China is pressing ahead with ambitious plans to expand trade, investment and infrastructure around its North Korean border to provide incentives to Pyongyang to launch Chinese-style market reforms. When it is finished in 2016, the railway under construction near Yanji will cut the journey between the Chinese city of Jilin and the remote border town of Hunchun to just over two hours from almost eight, according to the project’s plans. By 2020, it is expected to boost Hunchun’s population to over one million from 200,000 today thanks to an influx of migrants seeking to profit from border trade. Work is also continuing on a rail link between the Chinese cities of Shenyang and Dandong—the busiest border crossing—and another connecting Dandong to the Chinese port of Dalian is also due to be finished this year, according to state media. A new $356 million bridge over the border at Dandong is also proceeding as planned.
In China’s eyes, the three high-speed rail links are an integral part of a strategy that is explicitly linked to North Korea. The strategy is also intertwined with China’s plan to promote development in its northeast by establishing road and rail-transport corridors to Mongolia, Russia and North Korea, and giving Jilin province access to the sea via the North Korean port of Rason, which is in a special economic zone. Chinese experts who have studied the plans, and advised the government on them, said they had been unaffected by the latest crisis, and in some areas, had accelerated. “We’re pushing it forward even faster,” said Professor Zhang Qi of the China Development Research Institute, which has studied the plans. “Our hope is to encourage North Korea to begin the process of reform and opening up.”
The first tarmac road between Hunchun and Rason was completed last year. It cut the journey time from about three hours to just 45 minutes, according to one person who has travelled on it recently. China has also approved a plan to build a 61-mile transmission cable connecting Rason to China’s state electricity grid in Hunchun, according to a statement from the local government in March. That will be the first time China’s state grid has provided power directly to a foreign country, according to state media reports and Chinese experts.

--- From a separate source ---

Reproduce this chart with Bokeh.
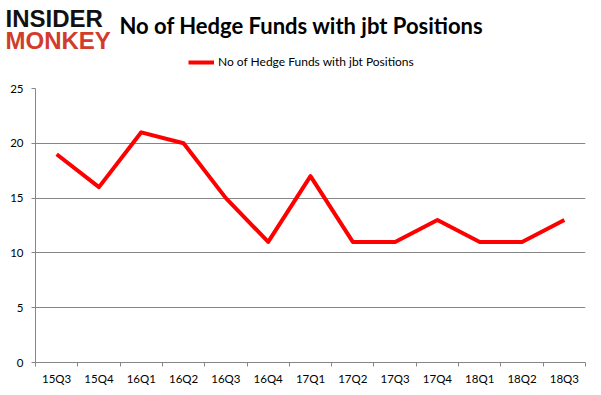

“A North Korean delegation to discuss economic cooperation with China, took place earlier this year, and in the same month, China announced the establishment of a 3 billion Yuan ($490 million) fund to invest in North Korea.”
The above clearly demonstrates despite international sanctions that the DRPK is making clear economic progress and that its closest neighbours are preparing for significant economic growth. These are only a few of the recent economic developments , in addition a Ski-Resort is now being built, as is a beach resort in Wonsan Bay, additional indications that the DPRK are preparing for an influx of tourism.
The Democratic People’s Republic of Korea is a frontier marketplace with significant potential due to multiple factors not least of which is the potential unification with South Korea which has $1.2 trillion of GDP.